Green’s Dictionary of Slang

ling n.

[SE ling, a type of fish]

1. a woman, considered as a sexual object.

[UK]Shakespeare All’s Well That Ends Well III iii: Our old ling and our Isbels o’ th’ country are nothing like your old ling and your Isbels o’ th’ court.
[UK] ‘Knave out of Doors’ Rump Poems and Songs (1662) II 29: Indeed Brother Burgess your Ling / Did never stink half so bad.
[UK] ‘The Thing’ in Farmer Merry Songs and Ballads (1897) II 124: Jack Tar full of Glee to the Garden will strole, / In search Sirs of something like L--g.

2. (also old ling) the vagina or the female sexual odour; also attrib.

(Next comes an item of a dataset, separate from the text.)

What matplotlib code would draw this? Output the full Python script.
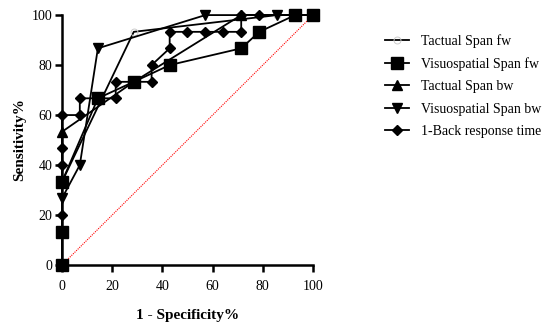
import matplotlib
matplotlib.use('Agg')
import matplotlib.pyplot as plt

plt.rcParams['font.family'] = ['Liberation Serif', 'DejaVu Serif']

# ROC curves, 1 - specificity (%) vs sensitivity (%)
tact_fw_x = [0, 0, 28.6, 85.7, 100]
tact_fw_y = [0, 33.3, 93.3, 100, 100]

visuo_fw_x = [0, 0, 0, 14.3, 28.6, 42.9, 71.4, 78.6, 92.9, 100]
visuo_fw_y = [0, 13.3, 33.3, 66.7, 73.3, 80, 86.7, 93.3, 100, 100]

tact_bw_x = [0, 0, 28.6, 71.4, 100]
tact_bw_y = [0, 53.3, 73.3, 100, 100]

visuo_bw_x = [0, 0, 7.1, 14.3, 57.1, 85.7, 100]
visuo_bw_y = [0, 26.7, 40, 86.7, 100, 100, 100]

back_x = [0, 0, 0, 0, 0, 7.1, 7.1, 21.4, 21.4, 35.7, 35.7, 42.9, 42.9,
          50, 57.1, 64.3, 71.4, 71.4, 78.6, 100]
back_y = [0, 20, 40, 46.7, 60, 60, 66.7, 66.7, 73.3, 73.3, 80, 86.7, 93.3,
          93.3, 93.3, 93.3, 93.3, 100, 100, 100]

labels = ['Tactual Span fw', 'Visuospatial Span fw', 'Tactual Span bw',
          'Visuospatial Span bw', '1-Back response time']

fig = plt.figure(figsize=(5.5, 3.28), dpi=100)
ax = fig.add_axes([0.1127, 0.192, 0.4564, 0.762])

ax.plot([0, 100], [0, 100], color='red', lw=0.8, ls=(0, (1, 1)), zorder=1)

ax.plot(tact_fw_x, tact_fw_y, color='black', lw=1.3, marker='o', ms=5,
        mfc='none', mec='#cccccc', mew=0.7, label=labels[0], clip_on=False)
ax.plot(visuo_fw_x, visuo_fw_y, color='black', lw=1.3, marker='s', ms=8,
        label=labels[1], clip_on=False)
ax.plot(tact_bw_x, tact_bw_y, color='black', lw=1.3, marker='^', ms=7.5,
        label=labels[2], clip_on=False)
ax.plot(visuo_bw_x, visuo_bw_y, color='black', lw=1.3, marker='v', ms=7.5,
        label=labels[3], clip_on=False)
ax.plot(back_x, back_y, color='black', lw=1.3, marker='D', ms=5.5,
        label=labels[4], clip_on=False)

ax.set_xlim(0, 100)
ax.set_ylim(0, 100)
ax.set_xticks(range(0, 101, 20))
ax.set_yticks(range(0, 101, 20))
for s in ['top', 'right']:
    ax.spines[s].set_visible(False)
for s in ['left', 'bottom']:
    ax.spines[s].set_linewidth(1.8)
ax.tick_params(axis='x', width=1.8, length=5, labelsize=10, pad=6)
ax.tick_params(axis='y', width=1.8, length=5, labelsize=10, pad=2)
ax.set_xlabel('1 - Specificity%', fontsize=11, fontweight='bold', labelpad=11)
ax.set_ylabel('Sensitivity%', fontsize=11, fontweight='bold', labelpad=4)

ax.legend(loc='upper left', bbox_to_anchor=(1.287, 0.925), frameon=False,
          fontsize=10, handlelength=1.7, handletextpad=0.9, labelspacing=0.68,
          borderaxespad=0, borderpad=0)

fig.savefig('out.png', dpi=100)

[UK]Mennis & Smith ‘Description of three Beauties’ Musarum Deliciae (1817) 34: Mopsa with her puddle Dock, / Her Compound or Electuary, / Made of old Ling, or Caviary.
[UK]Etherege [letter] The Queen of Love from sea did spring, Whence the best cunts still smell like ling.
[UK]Jack Adams his perpetual almanack 27: He was a very gross feeder for he eat nothing but old Ling, salt pilchards and holland cheese.
[UK]Rochester (attrib.) Sodom III iii: Strange how it looks — methinks it smells like ling. It has a beard soe sad, the mouth all raw — / The strangest Creature that I ever saw.
N. Ward Revels of the Gods 6: And if he can say an Ill Scent does arise, / From my Toes, or my Armpits, my Ears or my Thighs, / Like Rotten old Cheshire, low Vervane, or Ling.
[UK]N. Ward ‘Merry Observations upon every Month’ Miscellaneous Writings III 75: Much searching after Old Ling at Moll Fillpot’s, and Mother Cook’s, by the young Limbs of the Law.
[UK]‘Roger Pheuquewell’ Description of Merryland (1741) 23: He would imagine by the Smell of the Air, that the Country abounded with Ling.
[UK]Bridges Homer Travestie (1764) I 124: He scorn’d thy — as well as mine, / And to us both preferr’d a thing, / That smells of sea-weed, and old ling.
[UK]Bridges Burlesque Homer (3rd edn) 366: That whoring rogue, that Jove [...] He was a devil at old ling.
[UK]Young Coalman’s Courtship 8: ‘She’s a weel far’d lusty hissy, I had a great kindness for her.’ ‘A well-a-wat she’s no lingle-tail’d, she may be a caff-bed to a good fallow.’.
[UK]Grose Classical Dict. of the Vulgar Tongue ms. additions n.p.: Old Ling. see Old Hat.
[UK]Morris et al. Festival of Anacreon Pt II 74: Let us put our commodities now both together; My cod and your ling.
[UK]Grose Classical Dict. of the Vulgar Tongue (3rd edn).
[UK]Bridges Burlesque Homer (4th edn) II 147: A little handful of old ling.
[UK] ‘Cock Salmon’ Frisky Vocalist 41: He press’d her and kiss’d her, but still she was coy, / And vow’d that no mortal her ling should enjoy.
[UK] ‘The Maid & The Fishmonger’ Cuckold’s Nest 5: Then the girl shoved her hand ’neath her clothes in a shot, / And rubbed it about on a certain sweet spot; / Then, blushing so sweetly, as you may suppose, / She put it her hand up to the fishmonger’s nose. Tolderol, &c. / The fishmonger smelt it, and cried with delight, ‘I know what you want, by the smell, now, all right, / ’Twas a good thought of yours, recollection to bring; I’ll tell you directly – you wanted some ling’.
[UK]Flash Mirror 5: While the men are quarrelling over their gatter, their better halves [...] are always ready and willing to accomodate a swell with anything, from a snadwich to a slice of ling.
[UK] limerick in Pearl 2 Aug. 36: Said Lady Macneill, to Sir John, eating ling, / I’m afraid. Sir, that fish a’nt exactly the thing. / Why really, he answer’d, I do not dislike it, / It’s not the thing, but it’s mightily like it.
[UK]Farmer & Henley Sl. and Its Analogues.
[US]Roll Deep ‘Heat Up’ 🎵 Drink your drink / Fuck your ling.

3. (Aus.) a stench.

[[Aus]Workers’ Wkly (Sydney) 4 May 4/6: There is a spot [...] where the water has been lying in the drive for some time, and just now it is beginning to give forth a nice, mellow, old-world aroma—they say the first whiff is like being hit in the face with a piece of antiquated Ling fish].
[Aus]Baker Popular Dict. Aus. Sl.

4. (UK black) oral sex.

[UK]T. Thorne (ed.) ‘Drill Slang Glossary’ at Forensic Linguistic Databank 🌐 Ling - oral sex.